**TASK STATEMENT:** Gather every line below where "chart" appears.

++++ COLLECTED MATERIAL

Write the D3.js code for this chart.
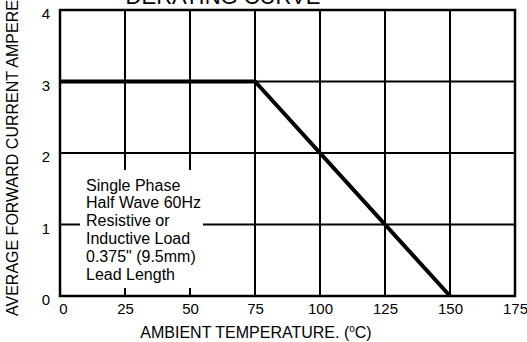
<!DOCTYPE html>
<html>
<head>
<meta charset="utf-8">
<script src="https://cdn.jsdelivr.net/npm/d3@7"></script>
<style>
  html, body { margin: 0; padding: 0; background: #fff; }
  svg { display: block; }
  text { font-family: "Liberation Sans", Arial, Helvetica, sans-serif; fill: #000; }
</style>
</head>
<body>
<svg id="chart" width="527" height="342"></svg>
<script>
// Derating curve: average forward current vs ambient temperature
const temperatures = [0, 75, 150];          // °C
const currents     = [3, 3, 0];             // A
const xTicks = [0, 25, 50, 75, 100, 125, 150, 175];
const yTicks = [0, 1, 2, 3, 4];
const noteLines = [
  "Single Phase",
  "Half Wave 60Hz",
  "Resistive or",
  "Inductive Load",
  "0.375\" (9.5mm)",
  "Lead Length"
];

const svg = d3.select("#chart");
const plot = { left: 60, right: 515, top: 10, bottom: 296 };

const x = d3.scaleLinear().domain([0, 175]).range([plot.left, plot.right]);
const y = d3.scaleLinear().domain([0, 4]).range([plot.bottom, plot.top]);

// grid lines
const grid = svg.append("g");
grid.selectAll("line.v").data(xTicks).join("line")
  .attr("x1", d => x(d)).attr("x2", d => x(d))
  .attr("y1", plot.top).attr("y2", plot.bottom)
  .attr("stroke", "#000").attr("stroke-width", 2);
grid.selectAll("line.h").data(yTicks).join("line")
  .attr("x1", plot.left).attr("x2", plot.right)
  .attr("y1", d => y(d)).attr("y2", d => y(d))
  .attr("stroke", "#000").attr("stroke-width", 2);

// white panel behind the test-condition note
svg.append("rect")
  .attr("x", 80).attr("y", 170)
  .attr("width", 123).attr("height", 118)
  .attr("fill", "#fff");

// plot frame
svg.append("rect")
  .attr("x", plot.left).attr("y", plot.top)
  .attr("width", plot.right - plot.left).attr("height", plot.bottom - plot.top)
  .attr("fill", "none").attr("stroke", "#000").attr("stroke-width", 2.5);

// derating curve
const line = d3.line().x((d, i) => x(temperatures[i])).y(d => y(d));
svg.append("path")
  .datum(currents)
  .attr("d", line)
  .attr("fill", "none")
  .attr("stroke", "#000")
  .attr("stroke-width", 4)
  .attr("stroke-linejoin", "miter");

// x tick labels
const xAxis = d3.axisBottom(x).tickValues(xTicks).tickSize(0).tickFormat(d3.format("d"));
const gx = svg.append("g").attr("transform", `translate(0,${plot.bottom})`).call(xAxis);
gx.select(".domain").remove();
gx.selectAll("text")
  .attr("y", 17.5).attr("dy", 0)
  .attr("dx", d => d === 0 ? 3 : 0)
  .style("font-size", "15px")
  .style("font-family", "'Liberation Sans', Arial, sans-serif");

// y tick labels
const yAxis = d3.axisLeft(y).tickValues(yTicks).tickSize(0).tickFormat(d3.format("d"));
const gy = svg.append("g").attr("transform", `translate(${plot.left},0)`).call(yAxis);
gy.select(".domain").remove();
gy.selectAll("text")
  .attr("x", -10).attr("dy", "0.58em")
  .style("font-size", "15px")
  .style("font-family", "'Liberation Sans', Arial, sans-serif");

// note text
const note = svg.append("text")
  .attr("x", 86).attr("y", 190.5)
  .style("font-size", "16px");
note.selectAll("tspan").data(noteLines).join("tspan")
  .attr("x", 86)
  .attr("dy", (d, i) => i === 0 ? 0 : 17.9)
  .text(d => d);

// chart title
svg.append("text")
  .attr("x", 223).attr("y", 4)
  .attr("text-anchor", "middle")
  .style("font-size", "22px")
  .text("DERATING CURVE");

// x axis title
const xt = svg.append("text")
  .attr("x", 256).attr("y", 338)
  .attr("text-anchor", "middle")
  .style("font-size", "16px");
xt.append("tspan").text("AMBIENT TEMPERATURE. (");
xt.append("tspan").attr("dy", -6).style("font-size", "10px").text("o");
xt.append("tspan").attr("dy", 6).text("C)");

// y axis title
svg.append("text")
  .attr("transform", "translate(18,316) rotate(-90)")
  .attr("text-anchor", "start")
  .style("font-size", "16px")
  .text("AVERAGE FORWARD CURRENT AMPERES");
</script>
</body>
</html>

++++++++

**RESULT OF THIS EXERCISE:**
Write the D3.js code for this chart.
<svg id="chart" width="527" height="342"></svg>
const svg = d3.select("#chart");
// chart title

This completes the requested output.